My $4,500 Lemon: Taking the Feds Up on Cash For Clunkers

My $4,500 Lemon: Taking the Feds Up on Cash For Clunkers

It’s official: our minivan is a toxic asset.

The “toxic” part I knew already. Between the catastrophic diaper failure while touring Amish country circa 2004, and the projectile vomiting episode on the way to the beach in ’01, my family van has been a rolling Superfund site for years.
The news flash is “asset.” Thanks to the cash-for-clunkers program cooked up in Congress, our 2001 Honda Odyssey may actually be worth something — up to $4,500 if we trade it in on a new, more efficient vehicle. That works out to nearly a dollar per dent, scratch, stain and tear.
Being too rich for foreclosure, but too poor for derivatives, I had begun to think the government would never craft a bailout for me. However, prodded by crafty old John Dingell of Michigan, dean of the House of Representatives, Uncle Sam has selected me to stimulate the economy by buying a new car. This program will pay me to do it.
My first reaction to this news was shock. Sometime after I backed into a stump, but definitely before I clipped the neighbor’s garage—actually it was around the time the babysitter somehow creased a perfect inch-deep furrow along the entire passenger side, headlight to brake light—I stopped thinking of the van as having any monetary value whatsoever. I resolved to drive it for at least 10 years, or until I developed a capacity for shame, whichever came first. At which point I would pay someone to take it off my hands.
Now I see the van with fresh eyes. It’s no longer just a sun-bleached hulk with the rear wiper snapped off. It’s a wiperless hulk worth thousands. If this is socialism, call me comrade!
The idea, I realize, is to lure the Von Drehle clan out of our gas hog and into a phone booth-sized vehicle powered by switchgrass and meditation. Unfortunately, with four kids, all in grade school, we need a minivan. So is this program for us To find out, I took a ride on the information superhighway to, which is an easy way to compare the efficiency of just about every car imaginable.
Within a few clicks, I determined that our current van averages 16 miles per gallon in the city and 23 mpg highway, which somehow averages out, according to the government, to 18 mpg. That’s right on the cut-off for the program, but let’s say they vote me in. Given our relatively light usage — around 8,000 miles per year — this translates to about 5.4 tons of CO2 emissions and 10.1 barrels of oil consumed each year. Could be worse, though in the category called “air pollution” the old van rates a pitiful 1 on a scale of 10 .
Could we do better We’re partial to Honda products, so I clicked on the 2009 Odyssey. The new model averages 20 mpg, two more than our clunker. And that is enough of an improvement under the Dingell plan to earn us $3,500. Upgrading would also cut pollution, shave half a ton from our carbon footprint and reduce our nation’s dependence on foreign oil by a full barrel.
Not to mention leather seats.
Maybe we should buy American, though. I summoned up the stats for the new Chrysler Town & Country — though not without trepidation. Back in the day, Chrysler invented the minivan and made a lot of money on them, but then they had a ’70s flashback and let themselves get creamed by the Japanese.

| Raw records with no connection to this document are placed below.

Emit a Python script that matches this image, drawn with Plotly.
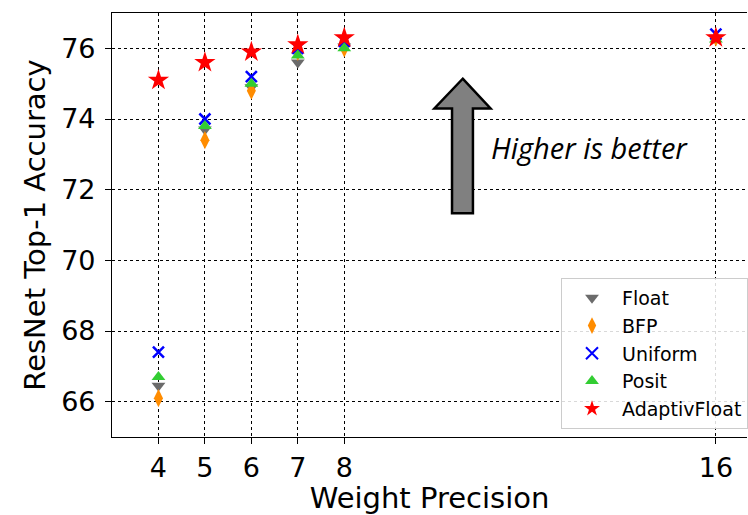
import plotly.graph_objects as go

precision = [4, 5, 6, 7, 8, 16]
float_acc = [66.45, 73.7, 74.9, 75.6, 76.05, 76.3]
bfp_acc = [66.1, 73.4, 74.8, 75.9, 76.0, 76.3]
uniform_acc = [67.4, 74.0, 75.2, 76.0, 76.2, 76.4]
posit_acc = [66.7, 73.8, 75.0, 75.8, 76.0, 76.25]
adaptiv_acc = [75.1, 75.6, 75.9, 76.1, 76.3, 76.3]
y_ticks = [66, 68, 70, 72, 74, 76]

series = [
    ("Float", float_acc, "triangle-down", "#6b6b6b", 12),
    ("BFP", bfp_acc, "diamond-tall", "#ff8c00", 13),
    ("Uniform", uniform_acc, "x-thin", "#0000ff", 11),
    ("Posit", posit_acc, "triangle-up", "#32cd32", 12),
    ("AdaptivFloat", adaptiv_acc, "star", "#ff0000", 16),
]

fig = go.Figure()
for name, vals, sym, col, size in series:
    fig.add_trace(go.Scatter(
        x=precision, y=vals, mode="markers", name=name,
        marker=dict(symbol=sym, color=col, size=size,
                    line=dict(color=col, width=2.5 if sym == "x-thin" else 0)),
    ))

# arrow shape (data coordinates)
arrow = ("M 10.55 75.14 L 11.15 74.30 L 10.77 74.30 L 10.77 71.33 "
         "L 10.32 71.33 L 10.32 74.30 L 9.94 74.30 Z")
fig.add_shape(type="path", path=arrow, xref="x", yref="y",
              fillcolor="#808080", line=dict(color="black", width=2.5))
fig.add_annotation(x=13.29, y=73.2, xref="x", yref="y", text="<i>Higher is better</i>",
                   showarrow=False, font=dict(family="Open Sans", size=29, color="black"))

fig.update_layout(
    width=748, height=515,
    margin=dict(l=112, r=0, t=13, b=78),
    paper_bgcolor="white", plot_bgcolor="white",
    font=dict(family="DejaVu Sans", color="black"),
    showlegend=True,
    legend=dict(x=0.7075, y=0.375, xanchor="left", yanchor="top",
                bgcolor="rgba(255,255,255,0.85)", bordercolor="#cccccc", borderwidth=1,
                font=dict(size=19, family="DejaVu Sans"), itemsizing="constant",
                itemwidth=50, tracegroupgap=0),
    xaxis=dict(range=[3, 16.67], tickvals=precision, ticktext=[str(p) for p in precision],
               showgrid=True, gridcolor="black", griddash="dot", gridwidth=0.7,
               showline=True, linecolor="black", linewidth=1.2, mirror=True,
               ticks="outside", ticklen=6, tickcolor="black",
               tickfont=dict(size=27), zeroline=False,
               title=dict(text="Weight Precision", font=dict(size=29), standoff=6)),
    yaxis=dict(range=[65, 77], tickvals=y_ticks,
               showgrid=True, gridcolor="black", griddash="dot", gridwidth=0.7,
               showline=True, linecolor="black", linewidth=1.2, mirror=False,
               ticks="outside", ticklen=6, tickcolor="black", ticklabelstandoff=4,
               tickfont=dict(size=27), zeroline=False,
               title=dict(text="ResNet Top-1 Accuracy", font=dict(size=29), standoff=6)),
)

fig.write_html("out.html", post_script="document.body.style.margin='0px';",
               config={"displayModeBar": False})
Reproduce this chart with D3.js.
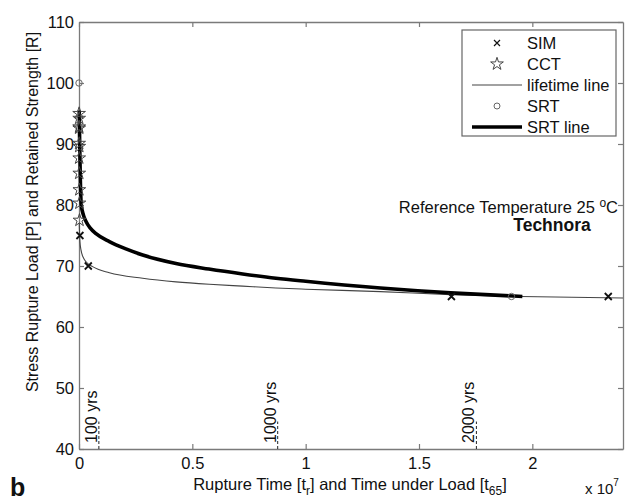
<!DOCTYPE html>
<html>
<head>
<meta charset="utf-8">
<script src="https://cdn.jsdelivr.net/npm/d3@7/dist/d3.min.js"></script>
<style>
  body { margin: 0; background: #fff; }
  text { font-family: Arial, "Liberation Sans", sans-serif; }
</style>
</head>
<body>
<script>
// values, time in hours, load in %
const simT = [40000, 410000, 16430000, 23350000];
const simP = [75, 70, 65, 65];

const cctT = [5000, 8000, 6000, 10000, 7000, 12000, 9000, 11000, 14000, 18000, 22000];
const cctP = [95.0, 94.2, 92.8, 92.6, 90.1, 89.6, 87.7, 85.2, 82.5, 80.3, 77.5];

const srtT = [0, 19080000];
const srtP = [100, 65];

const lifeT = [10000, 40000, 90000, 200000, 310000, 600000, 1340000, 2810000, 4280000,
  5750000, 7220000, 8690000, 10000000, 13300000, 16400000, 19500000, 24000000];
const lifeP = [77, 74, 72.6, 71.3, 70.7, 69.9, 68.9, 68.0, 67.4,
  67.0, 66.7, 66.4, 66.2, 65.8, 65.3, 65.0, 64.75];

const srtLineT = [10000, 30000, 60000, 100000, 200000, 310000, 500000, 750000, 1340000,
  2070000, 2810000, 4280000, 5730000, 7220000, 8690000, 10000000, 13300000, 16400000, 19560000];
const srtLineP = [95.5, 90, 84, 80, 78.3, 77.3, 76.2, 75.3, 74.0,
  72.8, 71.8, 70.4, 69.5, 68.7, 68.0, 67.5, 66.4, 65.6, 65.0];

const yearLabels = ["100 yrs", "1000 yrs", "2000 yrs"];
const yearT = [876600, 8766000, 17532000];

const xTicks = [0, 5e6, 1e7, 1.5e7, 2e7];
const xTickLabels = ["0", "0.5", "1", "1.5", "2"];
const yTicks = [40, 50, 60, 70, 80, 90, 100, 110];

const legendLabels = ["SIM", "CCT", "lifetime line", "SRT", "SRT line"];

const margin = {top: 22, right: 8, bottom: 51, left: 79};
const width = 631 - margin.left - margin.right;
const height = 500 - margin.top - margin.bottom;
const axisGrey = "#7a7a7a";
const fs = "16.5px";

const svg = d3.select("body").append("svg")
  .attr("width", 631)
  .attr("height", 500);

const g = svg.append("g")
  .attr("transform", "translate(" + margin.left + "," + margin.top + ")");

const x = d3.scaleLinear().domain([0, 2.4e7]).range([0, width]);
const y = d3.scaleLinear().domain([40, 110]).range([height, 0]);

// axes, matlab style box with inward ticks
function styleAxis(sel) {
  sel.select(".domain").attr("stroke", axisGrey).attr("stroke-width", 1.3);
  sel.selectAll(".tick line").attr("stroke", axisGrey).attr("stroke-width", 1.2);
  sel.selectAll(".tick text").attr("fill", "#111").style("font-size", fs)
    .style("font-family", "Arial, 'Liberation Sans', sans-serif");
}

g.append("g")
  .attr("transform", "translate(0," + height + ")")
  .call(d3.axisBottom(x).tickValues(xTicks).tickFormat((d, i) => xTickLabels[i])
    .tickSizeInner(-5).tickSizeOuter(0).tickPadding(8))
  .call(styleAxis);

g.append("g")
  .call(d3.axisTop(x).tickValues(xTicks).tickFormat("").tickSizeInner(-5).tickSizeOuter(0))
  .call(styleAxis);

g.append("g")
  .call(d3.axisLeft(y).tickValues(yTicks).tickSizeInner(-5).tickSizeOuter(0).tickPadding(5))
  .call(styleAxis);

g.append("g")
  .attr("transform", "translate(" + width + ",0)")
  .call(d3.axisRight(y).tickValues(yTicks).tickFormat("").tickSizeInner(-5).tickSizeOuter(0))
  .call(styleAxis);

// year markers
yearT.forEach(function(t, i) {
  g.append("line")
    .attr("x1", x(t)).attr("x2", x(t))
    .attr("y1", y(40)).attr("y2", y(44.5))
    .attr("stroke", "#222")
    .attr("stroke-width", 1)
    .attr("stroke-dasharray", "3,2");
  g.append("text")
    .attr("transform", "translate(" + (x(t) - 2) + "," + (y(40) - 6) + ") rotate(-90)")
    .style("font-size", "16px")
    .attr("fill", "#111")
    .text(yearLabels[i]);
});

const line = d3.line()
  .x(d => x(d[0]))
  .y(d => y(d[1]))
  .curve(d3.curveMonotoneX);

g.append("path")
  .datum(lifeT.map((t, i) => [t, lifeP[i]]))
  .attr("fill", "none")
  .attr("stroke", "#444")
  .attr("stroke-width", 1.1)
  .attr("d", line);

g.append("path")
  .datum(srtLineT.map((t, i) => [t, srtLineP[i]]))
  .attr("fill", "none")
  .attr("stroke", "#000")
  .attr("stroke-width", 3.6)
  .attr("d", line);

// markers
const star = d3.symbol().type(d3.symbolStar).size(50);

function drawCross(sel, cx, cy, r, w) {
  sel.append("path")
    .attr("d", "M" + (cx - r) + "," + (cy - r) + "L" + (cx + r) + "," + (cy + r) +
      "M" + (cx - r) + "," + (cy + r) + "L" + (cx + r) + "," + (cy - r))
    .attr("stroke", "#111")
    .attr("stroke-width", w)
    .attr("fill", "none");
}

cctT.forEach(function(t, i) {
  g.append("path")
    .attr("d", star)
    .attr("transform", "translate(" + x(t) + "," + y(cctP[i]) + ")")
    .attr("fill", "none")
    .attr("stroke", "#444")
    .attr("stroke-width", 1);
});

simT.forEach(function(t, i) {
  drawCross(g, x(t), y(simP[i]), 3.5, 1.8);
});

srtT.forEach(function(t, i) {
  g.append("circle")
    .attr("cx", x(t)).attr("cy", y(srtP[i]))
    .attr("r", 3.2)
    .attr("fill", "none")
    .attr("stroke", "#666")
    .attr("stroke-width", 1);
});

// annotation
const ann = svg.append("text")
  .attr("x", 618)
  .attr("y", 213)
  .attr("text-anchor", "end")
  .style("font-size", fs)
  .attr("fill", "#111");
ann.append("tspan").text("Reference Temperature 25 ");
ann.append("tspan").attr("dy", -6).style("font-size", "12px").text("o");
ann.append("tspan").attr("dy", 6).text("C");

svg.append("text")
  .attr("x", 552)
  .attr("y", 231)
  .attr("text-anchor", "middle")
  .style("font-size", "17.5px")
  .style("font-weight", "bold")
  .attr("fill", "#111")
  .text("Technora");

// legend
const legend = svg.append("g");
legend.append("rect")
  .attr("x", 462).attr("y", 30)
  .attr("width", 154).attr("height", 106)
  .attr("fill", "#fff")
  .attr("stroke", "#666")
  .attr("stroke-width", 1.2);

legendLabels.forEach(function(lab, i) {
  const ly = 43 + i * 21;
  if (i === 0) drawCross(legend, 497, ly, 3, 1.2);
  if (i === 1) {
    legend.append("path").attr("d", star)
      .attr("transform", "translate(497," + ly + ")")
      .attr("fill", "none").attr("stroke", "#444").attr("stroke-width", 1);
  }
  if (i === 2 || i === 4) {
    legend.append("line")
      .attr("x1", 472).attr("x2", 522)
      .attr("y1", ly).attr("y2", ly)
      .attr("stroke", i === 2 ? "#444" : "#000")
      .attr("stroke-width", i === 2 ? 1.1 : 3.6);
  }
  if (i === 3) {
    legend.append("circle").attr("cx", 497).attr("cy", ly).attr("r", 3)
      .attr("fill", "none").attr("stroke", "#666").attr("stroke-width", 1);
  }
  legend.append("text")
    .attr("x", 527)
    .attr("y", ly)
    .attr("dy", "0.35em")
    .style("font-size", fs)
    .attr("fill", "#111")
    .text(lab);
});

// axis labels
svg.append("text")
  .attr("transform", "translate(38,212) rotate(-90)")
  .attr("text-anchor", "middle")
  .style("font-size", "16px")
  .attr("fill", "#111")
  .text("Stress Rupture Load [P] and Retained Strength [R]");

const xl = svg.append("text")
  .attr("x", 350)
  .attr("y", 490)
  .attr("text-anchor", "middle")
  .style("font-size", fs)
  .attr("fill", "#111");
xl.append("tspan").text("Rupture Time [t");
xl.append("tspan").attr("dy", 5).style("font-size", "12px").text("r");
xl.append("tspan").attr("dy", -5).text("] and Time under Load [t");
xl.append("tspan").attr("dy", 5).style("font-size", "12px").text("65");
xl.append("tspan").attr("dy", -5).text("]");

const xe = svg.append("text")
  .attr("x", 585)
  .attr("y", 494)
  .style("font-size", "15px")
  .attr("fill", "#111");
xe.append("tspan").text("x 10");
xe.append("tspan").attr("dy", -8).style("font-size", "10px").text("7");

svg.append("text")
  .attr("x", 10)
  .attr("y", 496)
  .style("font-size", "25px")
  .style("font-weight", "bold")
  .attr("fill", "#111")
  .text("b");
</script>
</body>
</html>
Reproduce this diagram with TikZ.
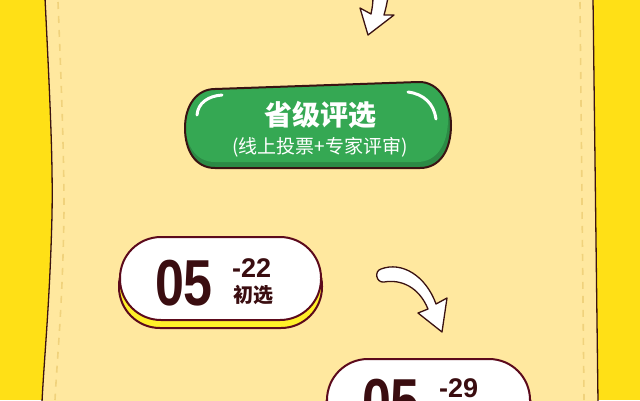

Apparently, they’re back on track. According to the review, the new model of Chrysler’s top van is “a bona-fide contender for the Best-in-Class sash.” Which sounds good — but would the sash count under “receivables” in bankruptcy court The 4-liter T & C is virtually identical to the Odyssey in fuel efficiency and emissions, which means I could pick up $3,500 for buying one.

Of course, I’d still be paying a boatload for such a fine ride, but as a taxpayer, I’m writing regular checks to Chrysler anyway. What’s one more
To pocket the large money, the $4,500, I would need to find a buggy that averages five or more miles per gallon above our current wreck’s fuel intake. But that’s an easy search on this website. In a matter of seconds I discovered the Mazda 5 minivan, with manual transmission, which averages 24 miles per gallon, spews just 4.1 tons of carbon and sips a mere 7.6 barrels per year. It’s a van that a guy could proudly drive to a lunch with Al Gore and the Dalai Lama, with just one downside: evidently we would have to grease the kids before squishing them into the tiny backseat.
All in all, a tough call. On the one hand, I could get a new car, reacquaint myself with some of the tax dollars I so patriotically pay, and—who knows—maybe help out a polar bear or two. On the other hand, something about this past year has me feeling less than flush.
And there is such a thing as sentimental value. My clunker has loads of that. We raised three babies and a toddler in that old van, which means it was doomed from the start to be both filthy and loved. That trim we sheared off during our first family vacation. The crayon mural across the backseat. The permanent apple-juice glaze at the bottom of the cup holders. The energetic scribble engraved with mommy’s keys in the car door. The Cinderella stickers fused to the back window. We have stories, and memories, to match every disgusting inch of that van.
I guess it’s true what they say. It is hard to put a price on toxic assets.